§ TASK GOAL:
From the listing below, output the lines between the one with "Rebuild this chart as a Python" and the one with "peak_split = 30.4", including those two, and nothing else. Pictures are not copied.

§ MATERIAL FOR THIS TASK:
* * *

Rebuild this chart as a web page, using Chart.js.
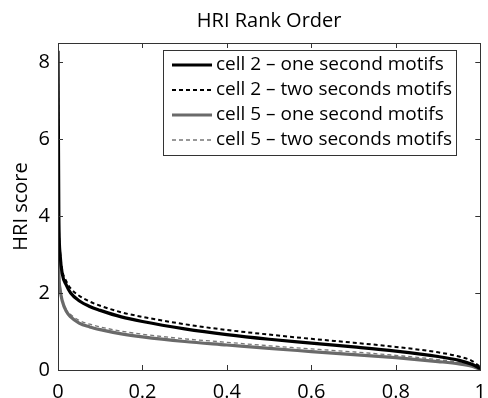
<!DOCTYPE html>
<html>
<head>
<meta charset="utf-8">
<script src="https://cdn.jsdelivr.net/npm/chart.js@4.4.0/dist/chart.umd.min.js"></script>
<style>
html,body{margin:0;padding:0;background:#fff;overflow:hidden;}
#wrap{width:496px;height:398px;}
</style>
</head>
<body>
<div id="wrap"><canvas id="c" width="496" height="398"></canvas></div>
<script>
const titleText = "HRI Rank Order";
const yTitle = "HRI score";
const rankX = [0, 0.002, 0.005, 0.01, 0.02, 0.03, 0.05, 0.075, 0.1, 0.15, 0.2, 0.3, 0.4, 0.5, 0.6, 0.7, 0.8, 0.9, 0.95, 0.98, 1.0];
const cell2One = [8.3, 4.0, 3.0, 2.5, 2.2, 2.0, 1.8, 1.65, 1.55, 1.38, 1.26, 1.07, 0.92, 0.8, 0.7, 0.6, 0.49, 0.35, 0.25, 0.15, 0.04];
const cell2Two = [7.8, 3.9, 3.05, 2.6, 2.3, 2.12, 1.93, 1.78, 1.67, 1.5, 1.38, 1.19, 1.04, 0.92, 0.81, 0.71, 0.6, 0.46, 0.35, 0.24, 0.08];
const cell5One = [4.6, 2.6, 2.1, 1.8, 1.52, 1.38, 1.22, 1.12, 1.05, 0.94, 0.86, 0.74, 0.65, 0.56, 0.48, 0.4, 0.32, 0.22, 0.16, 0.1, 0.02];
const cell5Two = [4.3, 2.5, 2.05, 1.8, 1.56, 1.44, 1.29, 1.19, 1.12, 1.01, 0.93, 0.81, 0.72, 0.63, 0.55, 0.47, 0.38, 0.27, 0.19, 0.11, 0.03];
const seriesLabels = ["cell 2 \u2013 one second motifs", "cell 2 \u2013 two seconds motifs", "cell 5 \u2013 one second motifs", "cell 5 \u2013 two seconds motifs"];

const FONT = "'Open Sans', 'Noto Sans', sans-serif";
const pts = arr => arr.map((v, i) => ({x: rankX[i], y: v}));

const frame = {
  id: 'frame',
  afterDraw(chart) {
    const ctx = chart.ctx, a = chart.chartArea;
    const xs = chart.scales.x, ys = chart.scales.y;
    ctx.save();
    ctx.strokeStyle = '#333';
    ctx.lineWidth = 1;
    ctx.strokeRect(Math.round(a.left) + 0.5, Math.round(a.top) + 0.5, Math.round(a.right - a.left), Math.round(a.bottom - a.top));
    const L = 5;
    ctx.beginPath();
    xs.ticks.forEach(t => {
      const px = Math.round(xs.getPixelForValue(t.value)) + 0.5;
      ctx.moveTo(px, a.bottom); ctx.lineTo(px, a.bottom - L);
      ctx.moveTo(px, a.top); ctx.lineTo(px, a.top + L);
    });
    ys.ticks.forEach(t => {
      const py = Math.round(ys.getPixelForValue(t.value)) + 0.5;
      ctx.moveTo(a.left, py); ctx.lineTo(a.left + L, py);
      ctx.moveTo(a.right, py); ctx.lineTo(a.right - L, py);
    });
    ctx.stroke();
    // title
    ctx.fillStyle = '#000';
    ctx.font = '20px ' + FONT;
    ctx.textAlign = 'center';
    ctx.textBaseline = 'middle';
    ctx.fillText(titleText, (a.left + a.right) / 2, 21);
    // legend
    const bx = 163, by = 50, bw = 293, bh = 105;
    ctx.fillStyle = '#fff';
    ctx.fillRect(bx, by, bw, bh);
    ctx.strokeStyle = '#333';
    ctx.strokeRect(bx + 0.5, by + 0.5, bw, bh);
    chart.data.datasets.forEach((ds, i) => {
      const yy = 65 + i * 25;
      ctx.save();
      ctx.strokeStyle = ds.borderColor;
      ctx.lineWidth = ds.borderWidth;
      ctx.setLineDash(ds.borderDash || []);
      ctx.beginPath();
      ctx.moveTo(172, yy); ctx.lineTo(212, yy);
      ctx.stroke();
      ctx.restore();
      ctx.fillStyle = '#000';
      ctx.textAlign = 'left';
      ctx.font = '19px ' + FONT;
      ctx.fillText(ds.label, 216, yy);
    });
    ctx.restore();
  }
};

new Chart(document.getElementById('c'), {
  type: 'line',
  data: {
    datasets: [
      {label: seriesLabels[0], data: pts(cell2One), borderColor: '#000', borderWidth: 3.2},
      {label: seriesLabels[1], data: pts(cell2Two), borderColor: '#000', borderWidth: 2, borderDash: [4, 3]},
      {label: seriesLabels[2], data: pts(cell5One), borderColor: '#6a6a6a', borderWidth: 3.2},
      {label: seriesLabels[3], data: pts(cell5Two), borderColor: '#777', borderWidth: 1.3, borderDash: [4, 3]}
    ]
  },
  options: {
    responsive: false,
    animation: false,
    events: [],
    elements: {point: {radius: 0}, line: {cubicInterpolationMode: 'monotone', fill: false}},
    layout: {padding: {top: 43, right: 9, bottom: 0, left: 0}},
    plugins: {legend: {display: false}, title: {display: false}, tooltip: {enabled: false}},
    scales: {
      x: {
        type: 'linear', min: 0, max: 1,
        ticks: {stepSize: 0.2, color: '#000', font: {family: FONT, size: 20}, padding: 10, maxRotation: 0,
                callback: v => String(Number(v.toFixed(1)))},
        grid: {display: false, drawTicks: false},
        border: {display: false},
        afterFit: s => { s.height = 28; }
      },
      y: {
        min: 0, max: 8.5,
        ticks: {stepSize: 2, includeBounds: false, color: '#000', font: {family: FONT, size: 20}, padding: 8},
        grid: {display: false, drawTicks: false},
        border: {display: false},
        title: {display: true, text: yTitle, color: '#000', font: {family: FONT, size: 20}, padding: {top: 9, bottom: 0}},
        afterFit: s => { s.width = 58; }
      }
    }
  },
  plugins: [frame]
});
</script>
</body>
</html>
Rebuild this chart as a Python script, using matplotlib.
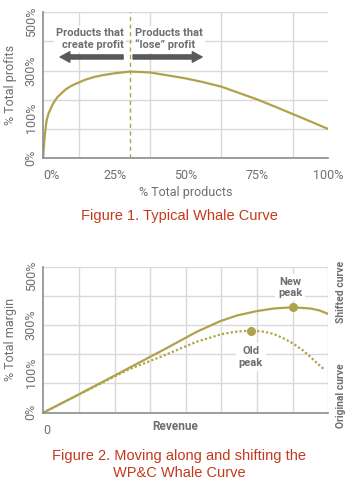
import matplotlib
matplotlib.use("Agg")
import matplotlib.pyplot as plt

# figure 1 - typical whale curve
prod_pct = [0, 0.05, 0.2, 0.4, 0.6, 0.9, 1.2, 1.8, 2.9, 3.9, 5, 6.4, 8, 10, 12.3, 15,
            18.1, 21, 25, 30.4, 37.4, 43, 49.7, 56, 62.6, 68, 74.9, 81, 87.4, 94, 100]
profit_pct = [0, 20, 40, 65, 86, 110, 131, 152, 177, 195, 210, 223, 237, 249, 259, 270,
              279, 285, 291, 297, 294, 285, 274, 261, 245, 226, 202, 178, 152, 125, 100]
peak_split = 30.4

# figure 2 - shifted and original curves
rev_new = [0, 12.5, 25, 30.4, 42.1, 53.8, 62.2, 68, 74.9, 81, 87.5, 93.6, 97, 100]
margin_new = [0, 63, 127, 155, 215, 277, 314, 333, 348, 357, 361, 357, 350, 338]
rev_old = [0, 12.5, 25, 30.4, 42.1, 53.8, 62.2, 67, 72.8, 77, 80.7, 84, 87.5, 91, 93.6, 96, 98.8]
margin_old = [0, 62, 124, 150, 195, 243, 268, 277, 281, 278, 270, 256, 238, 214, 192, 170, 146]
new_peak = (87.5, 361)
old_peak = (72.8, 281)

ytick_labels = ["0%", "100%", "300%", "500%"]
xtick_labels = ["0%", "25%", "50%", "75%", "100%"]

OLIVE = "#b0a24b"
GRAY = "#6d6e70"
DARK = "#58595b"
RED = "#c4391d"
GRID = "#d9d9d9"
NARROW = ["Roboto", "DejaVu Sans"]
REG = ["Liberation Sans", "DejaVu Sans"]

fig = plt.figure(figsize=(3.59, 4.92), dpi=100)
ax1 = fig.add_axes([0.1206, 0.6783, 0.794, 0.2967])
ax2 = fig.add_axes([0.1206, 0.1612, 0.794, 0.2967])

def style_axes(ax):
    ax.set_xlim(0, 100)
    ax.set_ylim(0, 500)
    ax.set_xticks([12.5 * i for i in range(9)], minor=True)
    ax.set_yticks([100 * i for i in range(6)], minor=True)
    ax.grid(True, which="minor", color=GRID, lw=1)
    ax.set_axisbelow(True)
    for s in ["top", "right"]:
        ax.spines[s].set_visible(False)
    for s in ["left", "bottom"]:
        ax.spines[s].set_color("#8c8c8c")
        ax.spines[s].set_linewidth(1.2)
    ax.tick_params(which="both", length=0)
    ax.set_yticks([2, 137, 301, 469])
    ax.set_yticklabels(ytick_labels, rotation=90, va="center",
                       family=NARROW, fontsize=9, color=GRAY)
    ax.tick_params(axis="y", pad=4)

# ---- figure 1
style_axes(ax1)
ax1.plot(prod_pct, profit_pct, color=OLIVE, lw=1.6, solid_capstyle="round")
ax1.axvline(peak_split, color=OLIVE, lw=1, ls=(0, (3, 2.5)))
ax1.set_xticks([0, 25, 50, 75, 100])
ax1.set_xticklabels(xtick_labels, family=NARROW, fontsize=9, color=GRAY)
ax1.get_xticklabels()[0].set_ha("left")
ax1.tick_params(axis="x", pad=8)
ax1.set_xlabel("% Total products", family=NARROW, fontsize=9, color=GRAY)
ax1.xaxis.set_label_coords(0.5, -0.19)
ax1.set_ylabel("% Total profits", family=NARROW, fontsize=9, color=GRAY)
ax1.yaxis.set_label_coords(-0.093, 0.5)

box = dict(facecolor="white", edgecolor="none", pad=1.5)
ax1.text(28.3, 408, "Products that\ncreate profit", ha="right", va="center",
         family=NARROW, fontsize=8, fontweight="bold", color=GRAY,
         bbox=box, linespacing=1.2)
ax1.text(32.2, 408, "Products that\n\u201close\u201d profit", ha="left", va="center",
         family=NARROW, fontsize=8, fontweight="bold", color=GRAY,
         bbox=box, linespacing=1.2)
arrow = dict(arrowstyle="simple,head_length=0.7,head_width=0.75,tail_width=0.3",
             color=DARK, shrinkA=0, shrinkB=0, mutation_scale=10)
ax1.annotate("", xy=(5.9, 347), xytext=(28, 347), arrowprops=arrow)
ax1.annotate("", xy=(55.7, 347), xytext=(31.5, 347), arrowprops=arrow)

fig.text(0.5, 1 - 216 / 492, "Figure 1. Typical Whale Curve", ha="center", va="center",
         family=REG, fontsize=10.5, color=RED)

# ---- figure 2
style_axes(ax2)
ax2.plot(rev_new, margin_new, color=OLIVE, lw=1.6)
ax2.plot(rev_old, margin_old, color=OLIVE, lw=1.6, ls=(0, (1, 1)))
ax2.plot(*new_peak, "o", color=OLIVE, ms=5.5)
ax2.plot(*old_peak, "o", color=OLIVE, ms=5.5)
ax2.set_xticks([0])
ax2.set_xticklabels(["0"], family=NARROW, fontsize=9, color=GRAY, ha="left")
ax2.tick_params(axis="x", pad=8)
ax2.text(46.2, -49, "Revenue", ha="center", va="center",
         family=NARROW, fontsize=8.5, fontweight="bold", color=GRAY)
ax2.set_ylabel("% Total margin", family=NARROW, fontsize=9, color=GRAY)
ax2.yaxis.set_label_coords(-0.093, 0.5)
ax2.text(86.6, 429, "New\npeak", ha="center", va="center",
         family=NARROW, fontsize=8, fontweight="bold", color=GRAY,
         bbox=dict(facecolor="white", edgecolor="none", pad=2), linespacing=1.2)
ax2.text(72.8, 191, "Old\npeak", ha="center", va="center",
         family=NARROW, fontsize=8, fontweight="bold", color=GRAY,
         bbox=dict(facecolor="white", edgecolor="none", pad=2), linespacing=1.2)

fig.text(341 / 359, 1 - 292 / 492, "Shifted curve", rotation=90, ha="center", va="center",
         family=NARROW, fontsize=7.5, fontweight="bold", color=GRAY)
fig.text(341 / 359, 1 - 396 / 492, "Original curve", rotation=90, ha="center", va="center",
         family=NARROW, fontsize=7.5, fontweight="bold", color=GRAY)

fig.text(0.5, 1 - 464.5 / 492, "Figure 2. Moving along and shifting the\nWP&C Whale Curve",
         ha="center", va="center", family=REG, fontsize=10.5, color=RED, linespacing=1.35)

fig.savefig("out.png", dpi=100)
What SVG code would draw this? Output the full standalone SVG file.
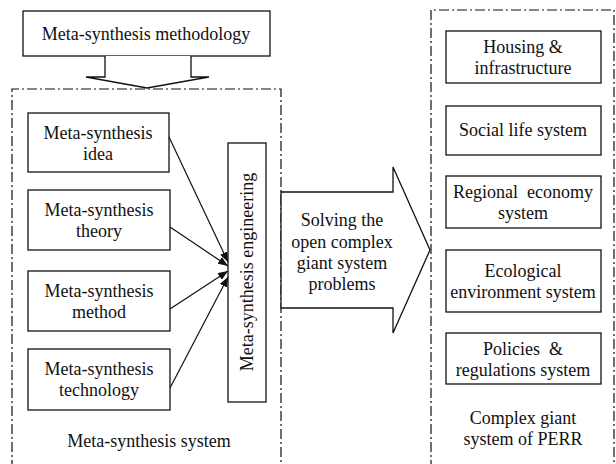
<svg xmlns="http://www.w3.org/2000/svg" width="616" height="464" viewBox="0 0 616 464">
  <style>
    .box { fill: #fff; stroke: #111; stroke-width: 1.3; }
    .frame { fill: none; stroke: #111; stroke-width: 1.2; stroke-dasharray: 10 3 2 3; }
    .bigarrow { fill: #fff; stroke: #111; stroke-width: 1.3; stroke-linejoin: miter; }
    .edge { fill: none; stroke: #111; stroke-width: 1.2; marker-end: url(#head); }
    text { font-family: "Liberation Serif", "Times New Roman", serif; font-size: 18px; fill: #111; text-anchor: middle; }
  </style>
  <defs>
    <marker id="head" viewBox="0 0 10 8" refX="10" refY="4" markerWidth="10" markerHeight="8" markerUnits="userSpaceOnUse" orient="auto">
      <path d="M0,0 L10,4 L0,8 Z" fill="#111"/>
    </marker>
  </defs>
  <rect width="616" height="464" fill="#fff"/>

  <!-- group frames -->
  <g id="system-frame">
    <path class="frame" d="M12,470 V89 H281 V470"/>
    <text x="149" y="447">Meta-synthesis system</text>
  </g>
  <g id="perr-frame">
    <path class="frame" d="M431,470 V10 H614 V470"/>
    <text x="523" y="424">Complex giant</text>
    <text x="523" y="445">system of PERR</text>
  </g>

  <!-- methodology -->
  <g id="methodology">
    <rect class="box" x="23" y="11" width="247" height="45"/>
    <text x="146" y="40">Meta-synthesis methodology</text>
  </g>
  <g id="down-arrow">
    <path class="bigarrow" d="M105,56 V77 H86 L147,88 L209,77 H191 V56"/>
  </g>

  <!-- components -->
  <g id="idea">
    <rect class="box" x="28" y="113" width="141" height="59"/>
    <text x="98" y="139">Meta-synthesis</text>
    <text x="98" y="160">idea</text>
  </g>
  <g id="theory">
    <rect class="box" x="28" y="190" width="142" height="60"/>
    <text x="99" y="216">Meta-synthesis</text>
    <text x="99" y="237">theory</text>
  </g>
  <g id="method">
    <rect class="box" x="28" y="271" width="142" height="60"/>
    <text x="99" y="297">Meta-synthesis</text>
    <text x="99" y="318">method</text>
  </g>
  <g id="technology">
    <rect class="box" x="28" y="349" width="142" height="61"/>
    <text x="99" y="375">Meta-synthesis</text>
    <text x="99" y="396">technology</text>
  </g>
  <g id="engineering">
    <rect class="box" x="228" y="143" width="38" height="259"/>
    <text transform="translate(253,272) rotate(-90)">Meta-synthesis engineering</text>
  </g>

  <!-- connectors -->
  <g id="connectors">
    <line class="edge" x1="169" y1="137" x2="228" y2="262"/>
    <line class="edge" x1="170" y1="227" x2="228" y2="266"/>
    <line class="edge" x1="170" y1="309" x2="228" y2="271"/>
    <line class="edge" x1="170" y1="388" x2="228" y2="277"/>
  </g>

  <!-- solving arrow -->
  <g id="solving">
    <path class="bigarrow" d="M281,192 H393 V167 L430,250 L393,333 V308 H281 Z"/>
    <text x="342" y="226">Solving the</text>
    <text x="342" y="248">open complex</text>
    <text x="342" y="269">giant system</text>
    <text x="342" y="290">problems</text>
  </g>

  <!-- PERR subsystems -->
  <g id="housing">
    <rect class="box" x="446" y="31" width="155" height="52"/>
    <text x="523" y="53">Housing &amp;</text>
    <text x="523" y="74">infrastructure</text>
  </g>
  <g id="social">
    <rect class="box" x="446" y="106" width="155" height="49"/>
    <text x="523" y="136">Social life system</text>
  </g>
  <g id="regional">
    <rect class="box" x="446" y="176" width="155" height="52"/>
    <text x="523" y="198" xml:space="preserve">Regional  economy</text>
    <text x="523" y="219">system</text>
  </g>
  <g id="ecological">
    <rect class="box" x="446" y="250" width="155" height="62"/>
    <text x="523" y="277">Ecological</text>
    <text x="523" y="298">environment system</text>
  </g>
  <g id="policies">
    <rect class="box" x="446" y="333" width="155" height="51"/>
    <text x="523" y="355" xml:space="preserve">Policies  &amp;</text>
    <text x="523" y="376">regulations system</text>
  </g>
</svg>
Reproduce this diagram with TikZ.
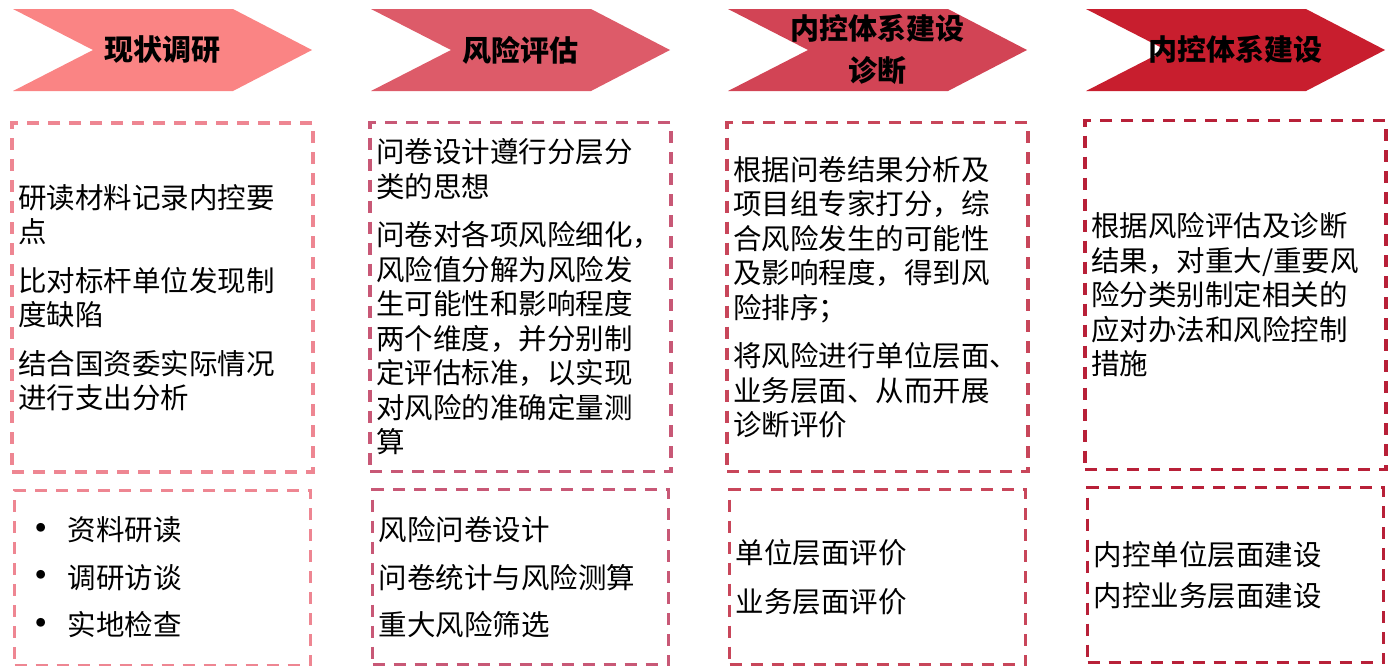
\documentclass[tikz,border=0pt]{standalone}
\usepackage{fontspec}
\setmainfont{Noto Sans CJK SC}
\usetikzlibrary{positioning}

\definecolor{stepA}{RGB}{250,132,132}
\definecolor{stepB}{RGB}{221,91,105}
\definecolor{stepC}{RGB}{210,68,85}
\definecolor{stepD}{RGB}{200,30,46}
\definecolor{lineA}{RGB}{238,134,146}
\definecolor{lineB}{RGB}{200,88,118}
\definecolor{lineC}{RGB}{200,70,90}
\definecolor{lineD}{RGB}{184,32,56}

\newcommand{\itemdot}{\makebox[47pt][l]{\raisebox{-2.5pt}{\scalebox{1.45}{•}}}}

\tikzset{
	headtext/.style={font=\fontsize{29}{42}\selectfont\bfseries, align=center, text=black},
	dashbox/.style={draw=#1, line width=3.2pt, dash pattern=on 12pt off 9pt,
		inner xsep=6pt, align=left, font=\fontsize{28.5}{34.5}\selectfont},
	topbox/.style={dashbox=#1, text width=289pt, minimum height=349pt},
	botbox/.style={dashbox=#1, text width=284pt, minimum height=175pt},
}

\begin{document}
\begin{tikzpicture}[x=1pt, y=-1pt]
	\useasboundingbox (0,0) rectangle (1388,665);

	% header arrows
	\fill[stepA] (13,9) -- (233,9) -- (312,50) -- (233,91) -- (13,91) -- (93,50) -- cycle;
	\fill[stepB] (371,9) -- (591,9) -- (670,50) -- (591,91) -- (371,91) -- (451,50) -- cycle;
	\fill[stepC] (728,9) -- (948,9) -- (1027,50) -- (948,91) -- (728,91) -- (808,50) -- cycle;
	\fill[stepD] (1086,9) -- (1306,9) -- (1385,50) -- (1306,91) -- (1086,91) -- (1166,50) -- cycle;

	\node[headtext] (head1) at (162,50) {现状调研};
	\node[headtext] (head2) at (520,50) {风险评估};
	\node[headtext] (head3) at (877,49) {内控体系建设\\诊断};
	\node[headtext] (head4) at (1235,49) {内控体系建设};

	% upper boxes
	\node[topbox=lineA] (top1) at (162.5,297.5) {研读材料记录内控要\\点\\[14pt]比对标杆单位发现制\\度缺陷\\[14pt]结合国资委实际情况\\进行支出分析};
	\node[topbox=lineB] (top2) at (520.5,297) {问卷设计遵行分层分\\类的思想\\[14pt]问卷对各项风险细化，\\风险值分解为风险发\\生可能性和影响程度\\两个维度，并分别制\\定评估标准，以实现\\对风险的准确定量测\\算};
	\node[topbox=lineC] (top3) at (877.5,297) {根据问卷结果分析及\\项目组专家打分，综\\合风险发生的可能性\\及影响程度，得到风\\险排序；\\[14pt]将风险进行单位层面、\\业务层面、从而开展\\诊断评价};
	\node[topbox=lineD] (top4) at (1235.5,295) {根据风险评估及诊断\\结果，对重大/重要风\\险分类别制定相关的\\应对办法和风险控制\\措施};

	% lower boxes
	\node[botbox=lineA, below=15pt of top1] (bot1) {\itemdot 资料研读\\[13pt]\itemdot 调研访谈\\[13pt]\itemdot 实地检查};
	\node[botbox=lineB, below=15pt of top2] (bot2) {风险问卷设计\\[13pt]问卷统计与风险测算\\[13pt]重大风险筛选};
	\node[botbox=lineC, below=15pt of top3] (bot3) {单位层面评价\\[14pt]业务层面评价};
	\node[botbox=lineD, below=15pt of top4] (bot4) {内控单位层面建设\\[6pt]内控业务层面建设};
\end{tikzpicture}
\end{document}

* * *

§ TASK RESPONSE:
Rebuild this chart as a Python script, using matplotlib.
import matplotlib
matplotlib.use("Agg")
import matplotlib.pyplot as plt

# figure 1 - typical whale curve
prod_pct = [0, 0.05, 0.2, 0.4, 0.6, 0.9, 1.2, 1.8, 2.9, 3.9, 5, 6.4, 8, 10, 12.3, 15,
            18.1, 21, 25, 30.4, 37.4, 43, 49.7, 56, 62.6, 68, 74.9, 81, 87.4, 94, 100]
profit_pct = [0, 20, 40, 65, 86, 110, 131, 152, 177, 195, 210, 223, 237, 249, 259, 270,
              279, 285, 291, 297, 294, 285, 274, 261, 245, 226, 202, 178, 152, 125, 100]
peak_split = 30.4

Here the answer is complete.